There was always an upside chance for Sterling bulls to receive a boost from Thursday’s UK retail sales, and a boost they received. After commencing the European session agonizingly close to its current yearly low of 1.5548, the Cable has since charged around 80 pips higher following monthly UK Retail Sales for November coming in at 1.6%, which was much higher than expectations of 0.4%.

We are already noticing the positive impact lower fuel prices are having on consumers’ disposable income, which is great news for UK retailers and the strong retail sales performance for November just highlights the high potential for this trend to continue throughout December. The drop in oil prices could not have come at a better time for UK consumers, and there are high expectations for UK retailers to enjoy strong Christmas sales.

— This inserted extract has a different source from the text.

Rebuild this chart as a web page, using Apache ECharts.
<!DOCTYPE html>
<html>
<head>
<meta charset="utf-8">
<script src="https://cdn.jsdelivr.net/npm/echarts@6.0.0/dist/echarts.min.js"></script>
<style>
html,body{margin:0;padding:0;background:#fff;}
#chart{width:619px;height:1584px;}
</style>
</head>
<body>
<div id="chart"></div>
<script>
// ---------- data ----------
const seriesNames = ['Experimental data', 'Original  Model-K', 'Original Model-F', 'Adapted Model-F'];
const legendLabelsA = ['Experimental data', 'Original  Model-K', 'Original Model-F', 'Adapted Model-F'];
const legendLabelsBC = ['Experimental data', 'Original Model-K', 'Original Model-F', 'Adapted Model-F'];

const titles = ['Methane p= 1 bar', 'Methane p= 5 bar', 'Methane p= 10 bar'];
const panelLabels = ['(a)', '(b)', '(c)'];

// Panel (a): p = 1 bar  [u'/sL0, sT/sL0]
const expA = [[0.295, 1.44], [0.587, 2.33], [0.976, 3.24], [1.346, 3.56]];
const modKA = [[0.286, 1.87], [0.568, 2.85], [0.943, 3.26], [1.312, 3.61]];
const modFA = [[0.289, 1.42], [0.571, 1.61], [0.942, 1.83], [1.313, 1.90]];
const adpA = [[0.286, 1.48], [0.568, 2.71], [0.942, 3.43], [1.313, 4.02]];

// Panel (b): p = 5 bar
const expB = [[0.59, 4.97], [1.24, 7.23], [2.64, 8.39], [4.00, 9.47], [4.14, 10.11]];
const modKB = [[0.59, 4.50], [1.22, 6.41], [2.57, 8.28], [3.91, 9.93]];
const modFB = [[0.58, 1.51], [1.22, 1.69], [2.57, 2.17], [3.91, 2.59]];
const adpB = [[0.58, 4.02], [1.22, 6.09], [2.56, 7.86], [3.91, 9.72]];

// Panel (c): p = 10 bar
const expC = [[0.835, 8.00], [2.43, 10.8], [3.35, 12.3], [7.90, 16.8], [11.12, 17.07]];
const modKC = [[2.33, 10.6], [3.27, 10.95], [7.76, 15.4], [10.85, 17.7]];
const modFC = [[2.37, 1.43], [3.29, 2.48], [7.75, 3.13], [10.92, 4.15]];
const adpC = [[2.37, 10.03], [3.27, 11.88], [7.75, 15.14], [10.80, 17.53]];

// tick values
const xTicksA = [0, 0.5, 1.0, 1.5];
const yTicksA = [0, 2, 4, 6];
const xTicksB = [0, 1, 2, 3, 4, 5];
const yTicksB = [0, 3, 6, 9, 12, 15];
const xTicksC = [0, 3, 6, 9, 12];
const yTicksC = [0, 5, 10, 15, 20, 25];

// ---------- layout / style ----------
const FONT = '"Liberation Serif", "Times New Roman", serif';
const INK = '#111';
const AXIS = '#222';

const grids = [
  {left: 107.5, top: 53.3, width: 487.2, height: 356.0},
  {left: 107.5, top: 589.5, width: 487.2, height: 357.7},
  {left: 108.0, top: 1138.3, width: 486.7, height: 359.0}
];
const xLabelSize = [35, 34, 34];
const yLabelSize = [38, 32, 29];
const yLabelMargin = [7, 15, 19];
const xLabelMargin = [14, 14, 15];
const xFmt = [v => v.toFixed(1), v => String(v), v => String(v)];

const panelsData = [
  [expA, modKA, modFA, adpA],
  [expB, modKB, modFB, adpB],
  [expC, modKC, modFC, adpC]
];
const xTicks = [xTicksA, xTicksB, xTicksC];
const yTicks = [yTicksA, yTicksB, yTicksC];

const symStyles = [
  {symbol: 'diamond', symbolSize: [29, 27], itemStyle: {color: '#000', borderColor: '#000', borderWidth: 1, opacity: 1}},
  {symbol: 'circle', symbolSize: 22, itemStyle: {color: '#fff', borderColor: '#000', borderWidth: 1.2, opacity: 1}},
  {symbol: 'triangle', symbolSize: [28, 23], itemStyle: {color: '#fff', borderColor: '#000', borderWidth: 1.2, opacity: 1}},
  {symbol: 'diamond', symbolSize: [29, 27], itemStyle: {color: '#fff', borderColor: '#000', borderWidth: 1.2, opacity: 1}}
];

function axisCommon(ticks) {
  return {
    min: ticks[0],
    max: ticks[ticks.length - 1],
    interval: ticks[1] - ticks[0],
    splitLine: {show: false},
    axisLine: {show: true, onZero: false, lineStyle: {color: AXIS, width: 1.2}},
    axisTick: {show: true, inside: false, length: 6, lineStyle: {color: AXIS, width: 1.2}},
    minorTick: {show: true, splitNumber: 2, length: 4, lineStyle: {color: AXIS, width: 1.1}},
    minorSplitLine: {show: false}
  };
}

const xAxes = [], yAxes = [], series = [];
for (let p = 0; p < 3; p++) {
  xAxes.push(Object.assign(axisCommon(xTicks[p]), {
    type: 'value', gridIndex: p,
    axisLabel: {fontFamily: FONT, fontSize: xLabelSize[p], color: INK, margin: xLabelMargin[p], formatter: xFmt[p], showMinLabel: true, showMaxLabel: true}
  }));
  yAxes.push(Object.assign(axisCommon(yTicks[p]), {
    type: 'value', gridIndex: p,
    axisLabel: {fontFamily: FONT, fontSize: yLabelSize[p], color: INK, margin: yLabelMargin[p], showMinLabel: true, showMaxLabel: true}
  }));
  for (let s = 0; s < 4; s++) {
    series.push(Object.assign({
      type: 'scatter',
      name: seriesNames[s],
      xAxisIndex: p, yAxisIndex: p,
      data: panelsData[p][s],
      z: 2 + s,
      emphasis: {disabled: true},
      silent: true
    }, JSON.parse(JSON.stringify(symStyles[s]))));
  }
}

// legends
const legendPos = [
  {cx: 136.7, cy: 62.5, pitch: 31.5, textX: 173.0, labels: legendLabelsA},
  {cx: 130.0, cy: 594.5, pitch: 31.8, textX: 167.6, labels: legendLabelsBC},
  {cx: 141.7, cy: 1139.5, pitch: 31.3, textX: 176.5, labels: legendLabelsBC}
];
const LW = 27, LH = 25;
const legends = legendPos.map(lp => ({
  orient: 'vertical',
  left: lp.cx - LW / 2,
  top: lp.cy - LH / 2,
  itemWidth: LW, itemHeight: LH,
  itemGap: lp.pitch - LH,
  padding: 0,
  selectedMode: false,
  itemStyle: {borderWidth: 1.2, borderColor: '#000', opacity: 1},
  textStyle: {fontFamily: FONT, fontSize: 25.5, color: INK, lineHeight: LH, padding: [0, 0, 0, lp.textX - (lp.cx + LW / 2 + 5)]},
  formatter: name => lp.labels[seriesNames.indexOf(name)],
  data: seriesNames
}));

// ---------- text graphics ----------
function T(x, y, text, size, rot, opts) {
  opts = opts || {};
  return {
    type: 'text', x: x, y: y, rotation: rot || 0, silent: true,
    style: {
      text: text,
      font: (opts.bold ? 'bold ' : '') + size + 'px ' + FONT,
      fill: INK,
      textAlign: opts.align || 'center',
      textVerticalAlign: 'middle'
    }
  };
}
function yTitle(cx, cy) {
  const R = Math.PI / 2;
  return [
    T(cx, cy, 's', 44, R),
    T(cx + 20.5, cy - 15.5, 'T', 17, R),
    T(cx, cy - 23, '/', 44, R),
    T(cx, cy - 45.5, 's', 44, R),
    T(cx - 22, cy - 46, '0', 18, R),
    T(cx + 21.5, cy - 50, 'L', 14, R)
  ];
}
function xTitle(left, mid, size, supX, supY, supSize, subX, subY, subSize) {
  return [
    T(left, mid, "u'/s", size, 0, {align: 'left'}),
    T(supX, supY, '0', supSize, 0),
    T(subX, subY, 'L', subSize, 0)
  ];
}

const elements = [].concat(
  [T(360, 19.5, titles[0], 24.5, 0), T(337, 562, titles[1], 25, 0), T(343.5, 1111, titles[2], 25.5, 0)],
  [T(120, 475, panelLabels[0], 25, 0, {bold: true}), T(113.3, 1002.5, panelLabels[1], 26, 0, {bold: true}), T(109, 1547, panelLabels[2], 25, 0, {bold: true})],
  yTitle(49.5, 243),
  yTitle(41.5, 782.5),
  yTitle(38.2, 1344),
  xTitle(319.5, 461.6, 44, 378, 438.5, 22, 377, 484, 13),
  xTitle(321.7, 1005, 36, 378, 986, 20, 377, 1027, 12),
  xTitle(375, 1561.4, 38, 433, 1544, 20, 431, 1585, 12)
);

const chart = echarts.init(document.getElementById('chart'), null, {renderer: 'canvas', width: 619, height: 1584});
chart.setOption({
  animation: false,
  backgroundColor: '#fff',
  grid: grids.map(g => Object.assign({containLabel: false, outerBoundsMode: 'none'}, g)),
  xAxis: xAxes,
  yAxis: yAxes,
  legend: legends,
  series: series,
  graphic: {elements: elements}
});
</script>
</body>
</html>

With the bears still unable to dig themselves a floor in the oil markets, UK inflation levels are expected to continue to drift lower in the near term and this will strengthen the Bank of England’s (BoE) strong views on weak price pressures. This also means that the BoE will likely move even further away from raising interest rates, with attraction to GBP becoming muted as a result. However, with interest rates remaining at record lows and the simultaneous combination of average wage growth outgrowing inflation and the decline in oil prices, increased UK expenditure looks like it will become a trend. As early as February, we may even see extra consumer spending boosting UK inflation once again. As long as this happens, investor attraction should return to the GBP.

The USDCHF appreciated to its highest level since August 2012 at 0.9847, following the Swiss National Bank (SNB) introducing negative interest rates. The SNB had been threatening this since the summer with its resilient commitment to maintaining the EURCHF floor no lower than 1.20 remaining its focus.

The confirmation from the Federal Reserve overnight that it intends to raise US rates next year, alongside the long held expectation that the European Central Bank (ECB) will need to do more to combat low inflation, further supports the evidence that the longer term EURUSD risks point further south.

Traders should keep an eye out for any Euro weakness, because it will more likely than not also result in CHF weakness. The correlation is strong between the two currencies and with the risks for the Euro remaining firmly to the downside, I expect further action from the SNB will be coming in 2015.

It does appear more and more likely that Gold is being directed by the technicals at present. The yellow metal bounced off its psychological $1180 support level once again last night and not only has this level been tough to break through previously, but it also represents the 23.6 fib level from the previous high in July ($1344) to the low in November ($1131). Strong resistance for Gold can be found at $1238 and the likelihood is that Gold will continue ranging between here and the $1180 region. Aggressive USD strength is required to send Gold back below $1180.